ARCT-021

Vaccine description
- Target: SARS-CoV-2
- Vaccine type: sa-mRNA

Clinical data
- Other names: LUNAR-COV19
- Routes of administration: Intramuscular

Identifiers
- CAS Number: 2541451-24-3;

= ARCT-021 =

Vaccine candidate against COVID-19

ARCT-021, also known as LUNAR-COV19, is a COVID-19 vaccine candidate developed by Arcturus Therapeutics.

== Medical uses ==
It requires the intramuscular injection with a single dose.

== Pharmacology ==
ARCT-021 is an self-amplifying mRNA vaccine.

== History ==
Arcturus Therapeutics partnered with Singapore's Duke–NUS Medical School to develop a COVID-19 vaccine.
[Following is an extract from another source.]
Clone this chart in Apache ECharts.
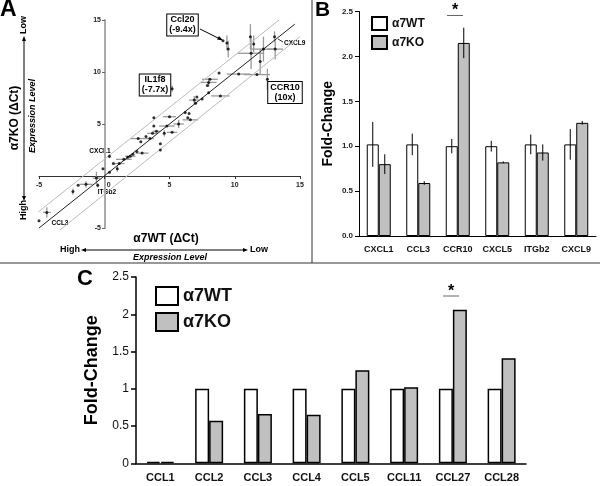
<!DOCTYPE html>
<html><head><meta charset="utf-8">
<script src="https://cdn.jsdelivr.net/npm/echarts@6/dist/echarts.min.js"></script>
<style>html,body{margin:0;padding:0;background:#fff}#c{width:600px;height:486px}</style>
</head><body><div id="c"></div>
<script>
// ---------- Panel A : ΔCt scatter ----------
const wtCt  = [-5.0,-4.4,-2.4,-2.0,-1.4,-0.6,-0.5,-0.1,0.4,0.4,0.7,1.0,1.15,1.5,1.8,2.0,2.2,2.5,2.9,2.6,2.8,3.2,3.5,3.7,3.8,3.8,4.0,4.3,4.3,4.6,4.8,5.0,5.2,5.7,6.2,6.4,6.6,6.5,6.9,7.0,7.1,7.5,7.9,8.0,8.1,8.0,8.8,8.9,9.1,9.4,9.5,10.3,11.2,11.25,11.45,11.7,11.95,12.2,12.5,13.05,13.1,5.2];
const koCt  = [-4.3,-3.5,-1.5,-0.9,-0.8,-0.2,-0.9,0.7,0.35,1.9,1.2,0.7,1.2,1.6,1.8,1.9,2.1,2.35,2.2,3.6,3.3,3.8,3.6,4.1,4.8,5.6,4.3,3.1,2.5,4.1,4.8,5.7,4.2,5.0,6.1,5.6,5.4,6.0,7.3,7.0,7.6,7.4,8.7,9.0,9.3,8.0,9.9,7.7,13.0,12.8,12.2,9.8,13.4,11.8,12.7,9.75,11.0,12.2,9.3,13.4,12.2,8.4];
const wtErr = [0,0.3,0,0,0.5,0.3,0,0,0,0,0,0,0.4,0.6,0,0.4,0,0,0.5,0.6,0,0,0.3,0.4,0,0,0.3,0,0,0,0.6,0.5,0.4,0.4,0,0,0.6,0,0.4,0,0,0,0,0.6,0.6,0,0,0.7,0,0,0,0.9,0,1.0,0,1.0,0,1.0,0,0,0.6,0];
const koErr = [0,0.5,0.3,0,0.3,0.6,0.2,0,0,0.2,0,0.3,0,0,0,0,0,0,0,0,0,0,0,0,0,0,0,0,0,0.3,0,0,0,0.4,0,0,0,0,0.4,0,0,0,0,0.4,0,0,0,0,0,0.7,0.8,0,1.2,1.5,0.8,0,1.2,1.2,1.0,0.5,1.0,0.3];
const fitLine   = [[-5,-5],[14.6,14.6]];
const upperBand = [[-5.4,-3.8],[13.4,15]];
const lowerBand = [[-3.4,-5.2],[15,13.4]];

// ---------- Panel B ----------
const catsB  = ['CXCL1','CCL3','CCR10','CXCL5','ITGb2','CXCL9'];
const wtB    = [1.02,1.02,1.0,1.0,1.02,1.02];
const koB    = [0.80,0.59,2.15,0.82,0.93,1.26];
const wtBErr = [0.25,0.12,0.08,0.06,0.11,0.17];
const koBErr = [0.11,0.02,0.17,0.01,0.09,0.02];

// ---------- Panel C ----------
const catsC = ['CCL1','CCL2','CCL3','CCL4','CCL5','CCL11','CCL27','CCL28'];
const wtC   = [0.02,1,1,1,1,1,1,1];
const koC   = [0.02,0.57,0.66,0.65,1.25,1.02,2.06,1.41];

const FONT = 'Liberation Sans, Arial, sans-serif';
const GRAY = '#c0c0c0';

const scatterData = wtCt.map((x,i)=>[x, koCt[i], wtErr[i], koErr[i]]);

function errBarRenderer(offset){
  return function(params, api){
    const c = api.value(0), v = api.value(1), e = api.value(2);
    if(!e) return null;
    const p1 = api.coord([c, v+e]), p2 = api.coord([c, v-e]);
    return {type:'line', shape:{x1:p1[0]+offset,y1:p1[1],x2:p2[0]+offset,y2:p2[1]},
      style:{stroke:'#000',lineWidth:1}};
  };
}

const chart = echarts.init(document.getElementById('c'));

const option = {
  animation:false,
  backgroundColor:'#fff',
  textStyle:{fontFamily:FONT},
  grid:[
    {left:39, top:20, width:261, height:208},
    {left:359, top:11.5, width:237, height:224.5},
    {left:136, top:277, width:390, height:186.3}
  ],
  xAxis:[
    {gridIndex:0, type:'value', min:-5, max:15, interval:5, position:'bottom', offset:-52,
     axisLine:{onZero:false, lineStyle:{color:'#333', width:1}},
     axisTick:{length:3, lineStyle:{color:'#333'}},
     axisLabel:{fontSize:7, fontWeight:'bold', color:'#222', margin:6,
       formatter:v=> v===0 ? '{z|0}' : String(v),
       rich:{z:{fontSize:7, fontWeight:'bold', color:'#222', padding:[0,0,0,9]}}},
     splitLine:{show:false}},
    {gridIndex:1, type:'category', data:catsB,
     axisLine:{lineStyle:{color:'#000', width:1}},
     axisTick:{length:4, lineStyle:{color:'#000'}},
     axisLabel:{fontSize:9, fontWeight:'bold', color:'#111', margin:9, interval:0}},
    {gridIndex:2, type:'category', data:catsC,
     axisLine:{lineStyle:{color:'#000', width:1.5}},
     axisTick:{length:5, lineStyle:{color:'#000', width:1.5}},
     axisLabel:{fontSize:11, fontWeight:'bold', color:'#111', margin:9, interval:0}}
  ],
  yAxis:[
    {gridIndex:0, type:'value', min:-5, max:15, interval:5, position:'left', offset:-66,
     axisLine:{onZero:false, lineStyle:{color:'#aaa', width:2}},
     axisTick:{length:3, lineStyle:{color:'#666'}},
     axisLabel:{fontSize:7, fontWeight:'bold', color:'#222', margin:4,
       formatter:v=> v===0 ? '' : String(v)},
     splitLine:{show:false}},
    {gridIndex:1, type:'value', min:0, max:2.5, interval:0.5,
     axisLine:{show:true, lineStyle:{color:'#000'}},
     axisTick:{show:true, length:4, lineStyle:{color:'#000'}},
     axisLabel:{fontSize:8, fontWeight:'bold', color:'#222', margin:6, formatter:v=>v.toFixed(1)},
     splitLine:{show:false},
     name:'Fold-Change', nameLocation:'middle', nameGap:24, nameRotate:90,
     nameTextStyle:{fontSize:14, fontWeight:'bold', color:'#000'}},
    {gridIndex:2, type:'value', min:0, max:2.5, interval:0.5,
     axisLine:{show:true, lineStyle:{color:'#000', width:1.5}},
     axisTick:{show:true, length:5, lineStyle:{color:'#000', width:1.5}},
     axisLabel:{fontSize:12, color:'#111', margin:7},
     splitLine:{show:false},
     name:'Fold-Change', nameLocation:'middle', nameGap:25, nameRotate:90,
     nameTextStyle:{fontSize:18, fontWeight:'bold', color:'#000'}}
  ],
  legend:[
    {data:['α7WT','α7KO'], orient:'vertical', left:366, top:11, itemWidth:15, itemHeight:13,
     itemGap:4, icon:'rect', textStyle:{fontSize:12, fontWeight:'bold', color:'#111'}, selectedMode:false},
    {data:['α7WT ','α7KO '], orient:'vertical', left:150, top:281, itemWidth:22, itemHeight:18,
     itemGap:6, icon:'rect', textStyle:{fontSize:18, fontWeight:'bold', color:'#111'}, selectedMode:false}
  ],
  series:[
    // Panel A
    {type:'line', xAxisIndex:0, yAxisIndex:0, data:upperBand, symbol:'none', clip:false,
     lineStyle:{color:'#bbb', width:1}, silent:true},
    {type:'line', xAxisIndex:0, yAxisIndex:0, data:lowerBand, symbol:'none', clip:false,
     lineStyle:{color:'#bbb', width:1}, silent:true},
    {type:'line', xAxisIndex:0, yAxisIndex:0, data:fitLine, symbol:'none', clip:false,
     lineStyle:{color:'#222', width:1}, silent:true},
    {type:'custom', xAxisIndex:0, yAxisIndex:0, data:scatterData, encode:{x:0,y:1},
     renderItem:function(params, api){
       const x=api.value(0), y=api.value(1), xe=api.value(2), ye=api.value(3);
       const ch=[];
       if(xe){const a=api.coord([x-xe,y]), b=api.coord([x+xe,y]);
         ch.push({type:'line',shape:{x1:a[0],y1:a[1],x2:b[0],y2:b[1]},style:{stroke:'#999',lineWidth:1.3}});}
       if(ye){const a=api.coord([x,y-ye]), b=api.coord([x,y+ye]);
         ch.push({type:'line',shape:{x1:a[0],y1:a[1],x2:b[0],y2:b[1]},style:{stroke:'#999',lineWidth:1.3}});}
       return {type:'group', children:ch};
     }, z:3},
    {type:'scatter', xAxisIndex:0, yAxisIndex:0, data:scatterData.map(d=>[d[0],d[1]]),
     symbolSize:3, itemStyle:{color:'#000'}, z:4},
    // Panel B
    {name:'α7WT', type:'bar', xAxisIndex:1, yAxisIndex:1, data:wtB, barWidth:12, barGap:'0%',
     itemStyle:{color:'#fff', borderColor:'#000', borderWidth:1}},
    {name:'α7KO', type:'bar', xAxisIndex:1, yAxisIndex:1, data:koB, barWidth:12, barGap:'0%',
     itemStyle:{color:GRAY, borderColor:'#000', borderWidth:1}},
    {type:'custom', xAxisIndex:1, yAxisIndex:1, data:wtB.map((v,i)=>[i,v,wtBErr[i]]),
     encode:{x:0,y:1}, renderItem:errBarRenderer(-6), z:5},
    {type:'custom', xAxisIndex:1, yAxisIndex:1, data:koB.map((v,i)=>[i,v,koBErr[i]]),
     encode:{x:0,y:1}, renderItem:errBarRenderer(6), z:5},
    // Panel C
    {name:'α7WT ', type:'bar', xAxisIndex:2, yAxisIndex:2, data:wtC, barWidth:14, barGap:'0%',
     itemStyle:{color:'#fff', borderColor:'#000', borderWidth:1.5}},
    {name:'α7KO ', type:'bar', xAxisIndex:2, yAxisIndex:2, data:koC, barWidth:14, barGap:'0%',
     itemStyle:{color:GRAY, borderColor:'#000', borderWidth:1.5}}
  ],
  graphic:[
    // separators
    {type:'line', shape:{x1:312,y1:0,x2:312,y2:263}, style:{stroke:'#333',lineWidth:1}},
    {type:'line', shape:{x1:0,y1:263,x2:600,y2:263}, style:{stroke:'#333',lineWidth:1}},
    // panel letters
    {type:'text', left:0, top:-2, style:{text:'A', font:'900 23px '+FONT, fill:'#000'}},
    {type:'text', left:315, top:0, style:{text:'B', font:'900 21px '+FONT, fill:'#000'}},
    {type:'text', left:77, top:268, style:{text:'C', font:'900 22px '+FONT, fill:'#000'}},
    // Panel A axis titles
    {type:'text', x:15, y:118, rotation:Math.PI/2,
     style:{text:'α7KO (ΔCt)', font:'bold 12px '+FONT, fill:'#000', textAlign:'center', textVerticalAlign:'middle'}},
    {type:'text', x:33, y:116, rotation:Math.PI/2,
     style:{text:'Expression Level', font:'italic bold 9px '+FONT, fill:'#000', textAlign:'center', textVerticalAlign:'middle'}},
    {type:'text', x:24, y:25, rotation:Math.PI/2,
     style:{text:'Low', font:'bold 9px '+FONT, fill:'#000', textAlign:'center', textVerticalAlign:'middle'}},
    {type:'text', x:24, y:210, rotation:Math.PI/2,
     style:{text:'High', font:'bold 9px '+FONT, fill:'#000', textAlign:'center', textVerticalAlign:'middle'}},
    {type:'line', shape:{x1:24,y1:38,x2:24,y2:199}, style:{stroke:'#000',lineWidth:1}},
    {type:'polygon', shape:{points:[[24,36],[22,41],[26,41]]}, style:{fill:'#000'}},
    {type:'polygon', shape:{points:[[24,201],[22,196],[26,196]]}, style:{fill:'#000'}},
    {type:'text', x:166, y:239,
     style:{text:'α7WT (ΔCt)', font:'bold 12px '+FONT, fill:'#000', textAlign:'center', textVerticalAlign:'middle'}},
    {type:'text', x:70, y:250,
     style:{text:'High', font:'bold 9px '+FONT, fill:'#000', textAlign:'center', textVerticalAlign:'middle'}},
    {type:'text', x:259, y:250,
     style:{text:'Low', font:'bold 9px '+FONT, fill:'#000', textAlign:'center', textVerticalAlign:'middle'}},
    {type:'line', shape:{x1:83,y1:250,x2:246,y2:250}, style:{stroke:'#000',lineWidth:1}},
    {type:'polygon', shape:{points:[[81,250],[86,248],[86,252]]}, style:{fill:'#000'}},
    {type:'polygon', shape:{points:[[248,250],[243,248],[243,252]]}, style:{fill:'#000'}},
    {type:'text', x:170, y:258,
     style:{text:'Expression Level', font:'italic bold 9px '+FONT, fill:'#000', textAlign:'center', textVerticalAlign:'middle'}},
    // Panel A annotations
    {type:'text', x:182.5, y:25, z:10,
     style:{text:'Ccl20\n(-9.4x)', font:'bold 9px '+FONT, lineHeight:10, fill:'#000', textAlign:'center', textVerticalAlign:'middle',
       backgroundColor:'#fff', borderColor:'#000', borderWidth:1, padding:[1,2,0,2]}},
    {type:'line', shape:{x1:200,y1:29,x2:220,y2:39}, style:{stroke:'#000',lineWidth:1}},
    {type:'polygon', shape:{points:[[223,40.5],[217,39.5],[219,36]]}, style:{fill:'#000'}},
    {type:'text', x:155, y:85, z:10,
     style:{text:'IL1f8\n(-7.7x)', font:'bold 9px '+FONT, lineHeight:10, fill:'#000', textAlign:'center', textVerticalAlign:'middle',
       backgroundColor:'#fff', borderColor:'#000', borderWidth:1, padding:[1,2,0,2]}},
    {type:'text', x:285, y:92.5, z:10,
     style:{text:'CCR10\n(10x)', font:'bold 9px '+FONT, lineHeight:10, fill:'#000', textAlign:'center', textVerticalAlign:'middle',
       backgroundColor:'#fff', borderColor:'#000', borderWidth:1, padding:[1,2,0,2]}},
    {type:'text', x:284, y:43, style:{text:'CXCL9', font:'bold 6.5px '+FONT, fill:'#000', textVerticalAlign:'middle'}},
    {type:'line', shape:{x1:278,y1:39,x2:283,y2:42}, style:{stroke:'#000',lineWidth:0.8}},
    {type:'text', x:100, y:151, style:{text:'CXCL1', font:'bold 6.5px '+FONT, fill:'#000', textAlign:'center', textVerticalAlign:'middle'}},
    {type:'text', x:107, y:192, style:{text:'ITGb2', font:'bold 6.5px '+FONT, fill:'#000', textAlign:'center', textVerticalAlign:'middle'}},
    {type:'text', x:60, y:223, style:{text:'CCL3', font:'bold 6.5px '+FONT, fill:'#000', textAlign:'center', textVerticalAlign:'middle'}},
    // significance stars
    {type:'text', x:455, y:11, style:{text:'*', font:'bold 16px '+FONT, fill:'#000', textAlign:'center', textVerticalAlign:'middle'}},
    {type:'line', shape:{x1:447,y1:15.5,x2:463,y2:15.5}, style:{stroke:'#666',lineWidth:1}},
    {type:'text', x:451, y:292, style:{text:'*', font:'bold 16px '+FONT, fill:'#000', textAlign:'center', textVerticalAlign:'middle'}},
    {type:'line', shape:{x1:443,y1:296,x2:459,y2:296}, style:{stroke:'#666',lineWidth:1}}
  ]
};
chart.setOption(option);
</script></body></html>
The company also partnered with Catalent, a contract development and manufacturing organization, to manufacture multiple batches of Arcturus' COVID-19 mRNA vaccine candidate.

=== Clinical trials ===
LUNAR-COV19 clinical trials in humans began in July 2020. On 4 January 2021, Arcturus Therapeutics started Phase-2 clinical trials.

== Economics ==
Arcturus has entered into development and supply agreements with the Economic Development Board of Singapore and supply agreements with the Israel Ministry of Health for LUNAR-COV19.